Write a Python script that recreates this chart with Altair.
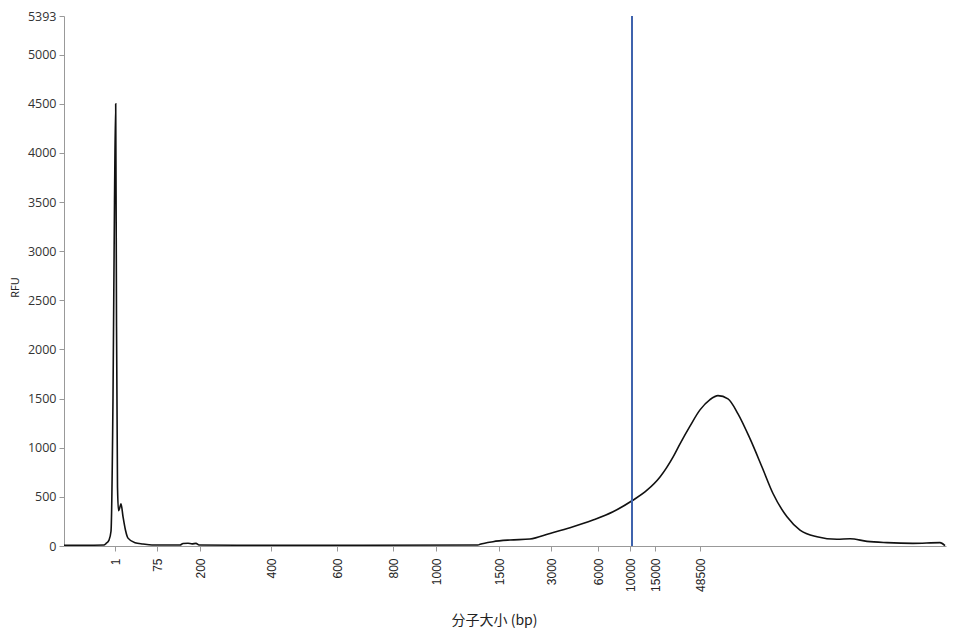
import altair as alt
import pandas as pd

# Migration position (arbitrary run units) and signal (RFU)
pos = [0.0, 2.0, 4.0, 4.2, 4.5, 4.7, 4.9, 5.05, 5.17, 5.25, 5.35, 5.45, 5.55, 5.7, 5.9,
       6.15, 6.4, 7.1, 7.9, 8.8, 11.6, 11.9, 12.4, 12.8, 13.2, 13.5, 20.0, 30.0, 41.4,
       41.6, 42.9, 44.6, 46.6, 48.6, 50.6, 52.9, 54.9, 56.8, 58.3, 59.6, 60.9, 61.6,
       62.6, 63.6, 64.6, 65.4, 66.4, 67.4, 68.6, 69.8, 70.9, 72.3, 73.6, 75.3, 77.3,
       78.6, 80.3, 82.3, 84.9, 87.6, 88.1]
rfu = [8, 8, 10, 25, 60, 150, 1500, 3500, 4500, 2300, 600, 360, 380, 430, 300,
       160, 80, 33, 20, 10, 10, 25, 28, 22, 27, 10, 8, 8, 10,
       17, 44, 61, 71, 128, 186, 264, 348, 460, 568, 703, 905, 1040,
       1220, 1385, 1490, 1530, 1497, 1345, 1092, 804, 534, 297, 162, 94, 68,
       74, 47, 34, 27, 34, 3]

# Size-standard ladder: tick positions and their labels (bp)
tick_pos = [5.1, 9.3, 13.6, 20.7, 27.3, 32.9, 37.2, 43.5, 48.7, 53.4, 56.6, 59.1, 63.6]
tick_lab = ["1", "75", "200", "400", "600", "800", "1000", "1500", "3000", "6000",
            "10000", "15000", "48500"]

y_ticks = [0, 500, 1000, 1500, 2000, 2500, 3000, 3500, 4000, 4500, 5000, 5393]

marker_pos = [56.8]

df = pd.DataFrame({"pos": pos, "rfu": rfu})
mk = pd.DataFrame({"pos": marker_pos})

expr = "''"
for p, l in reversed(list(zip(tick_pos, tick_lab))):
    expr = f"datum.value == {p} ? '{l}' : ({expr})"

x_scale = alt.Scale(domain=[0, 88.2], nice=False, zero=False)

line = alt.Chart(df).mark_line(color="#111111", strokeWidth=1.6,
                               interpolate="monotone").encode(
    x=alt.X("pos:Q", scale=x_scale,
            axis=alt.Axis(values=tick_pos, labelExpr=expr, labelAngle=270,
                          title="分子大小 (bp)", titleFont="Noto Sans CJK SC",
                          titleFontSize=14, titleFontWeight="normal",
                          titleColor="#222222", titleX=430, titleY=74,
                          titleBaseline="middle", titleAnchor="start",
                          titleAlign="center",
                          labelFont="Liberation Sans", labelFontSize=12,
                          labelColor="#222222", labelPadding=7,
                          tickSize=5, tickColor="#999999",
                          domainColor="#999999", grid=False, labelOverlap=False)),
    y=alt.Y("rfu:Q", scale=alt.Scale(domain=[0, 5393], nice=False),
            axis=alt.Axis(values=y_ticks, format="d", title="RFU",
                          titleFont="Open Sans",
                          titleFontSize=11, titleFontWeight="normal",
                          titleColor="#222222", titleX=-49, titleY=271,
                          titleAngle=270, titleBaseline="middle", titleAlign="center",
                          labelFont="Open Sans", labelFontSize=12.5,
                          labelColor="#333333", labelPadding=3,
                          tickSize=5, tickColor="#999999",
                          domainColor="#999999", grid=False)),
)

rule = alt.Chart(mk).mark_rule(color="#3f63ad", strokeWidth=2).encode(
    x=alt.X("pos:Q", scale=x_scale)
)

chart = (line + rule).properties(
    width=882, height=530,
    autosize=alt.AutoSizeParams(type="none"),
    padding={"left": 56, "top": 8, "right": 2, "bottom": 82},
).configure_view(stroke=None)

chart.save("out.html", embed_options={"renderer": "svg", "actions": False})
——
Without the pictures, output the full listing exactly as it stands.

__CORRECT RESULT__
Write a Python script that recreates this chart with Altair.
import altair as alt
import pandas as pd

# Migration position (arbitrary run units) and signal (RFU)
pos = [0.0, 2.0, 4.0, 4.2, 4.5, 4.7, 4.9, 5.05, 5.17, 5.25, 5.35, 5.45, 5.55, 5.7, 5.9,
       6.15, 6.4, 7.1, 7.9, 8.8, 11.6, 11.9, 12.4, 12.8, 13.2, 13.5, 20.0, 30.0, 41.4,
       41.6, 42.9, 44.6, 46.6, 48.6, 50.6, 52.9, 54.9, 56.8, 58.3, 59.6, 60.9, 61.6,
       62.6, 63.6, 64.6, 65.4, 66.4, 67.4, 68.6, 69.8, 70.9, 72.3, 73.6, 75.3, 77.3,
       78.6, 80.3, 82.3, 84.9, 87.6, 88.1]
rfu = [8, 8, 10, 25, 60, 150, 1500, 3500, 4500, 2300, 600, 360, 380, 430, 300,
       160, 80, 33, 20, 10, 10, 25, 28, 22, 27, 10, 8, 8, 10,
       17, 44, 61, 71, 128, 186, 264, 348, 460, 568, 703, 905, 1040,
       1220, 1385, 1490, 1530, 1497, 1345, 1092, 804, 534, 297, 162, 94, 68,
       74, 47, 34, 27, 34, 3]

# Size-standard ladder: tick positions and their labels (bp)
tick_pos = [5.1, 9.3, 13.6, 20.7, 27.3, 32.9, 37.2, 43.5, 48.7, 53.4, 56.6, 59.1, 63.6]
tick_lab = ["1", "75", "200", "400", "600", "800", "1000", "1500", "3000", "6000",
            "10000", "15000", "48500"]

y_ticks = [0, 500, 1000, 1500, 2000, 2500, 3000, 3500, 4000, 4500, 5000, 5393]

marker_pos = [56.8]

df = pd.DataFrame({"pos": pos, "rfu": rfu})
mk = pd.DataFrame({"pos": marker_pos})

expr = "''"
for p, l in reversed(list(zip(tick_pos, tick_lab))):
    expr = f"datum.value == {p} ? '{l}' : ({expr})"

x_scale = alt.Scale(domain=[0, 88.2], nice=False, zero=False)

line = alt.Chart(df).mark_line(color="#111111", strokeWidth=1.6,
                               interpolate="monotone").encode(
    x=alt.X("pos:Q", scale=x_scale,
            axis=alt.Axis(values=tick_pos, labelExpr=expr, labelAngle=270,
                          title="分子大小 (bp)", titleFont="Noto Sans CJK SC",
                          titleFontSize=14, titleFontWeight="normal",
                          titleColor="#222222", titleX=430, titleY=74,
                          titleBaseline="middle", titleAnchor="start",
                          titleAlign="center",
                          labelFont="Liberation Sans", labelFontSize=12,
                          labelColor="#222222", labelPadding=7,
                          tickSize=5, tickColor="#999999",
                          domainColor="#999999", grid=False, labelOverlap=False)),
    y=alt.Y("rfu:Q", scale=alt.Scale(domain=[0, 5393], nice=False),
            axis=alt.Axis(values=y_ticks, format="d", title="RFU",
                          titleFont="Open Sans",
                          titleFontSize=11, titleFontWeight="normal",
                          titleColor="#222222", titleX=-49, titleY=271,
                          titleAngle=270, titleBaseline="middle", titleAlign="center",
                          labelFont="Open Sans", labelFontSize=12.5,
                          labelColor="#333333", labelPadding=3,
                          tickSize=5, tickColor="#999999",
                          domainColor="#999999", grid=False)),
)

rule = alt.Chart(mk).mark_rule(color="#3f63ad", strokeWidth=2).encode(
    x=alt.X("pos:Q", scale=x_scale)
)

chart = (line + rule).properties(
    width=882, height=530,
    autosize=alt.AutoSizeParams(type="none"),
    padding={"left": 56, "top": 8, "right": 2, "bottom": 82},
).configure_view(stroke=None)

chart.save("out.html", embed_options={"renderer": "svg", "actions": False})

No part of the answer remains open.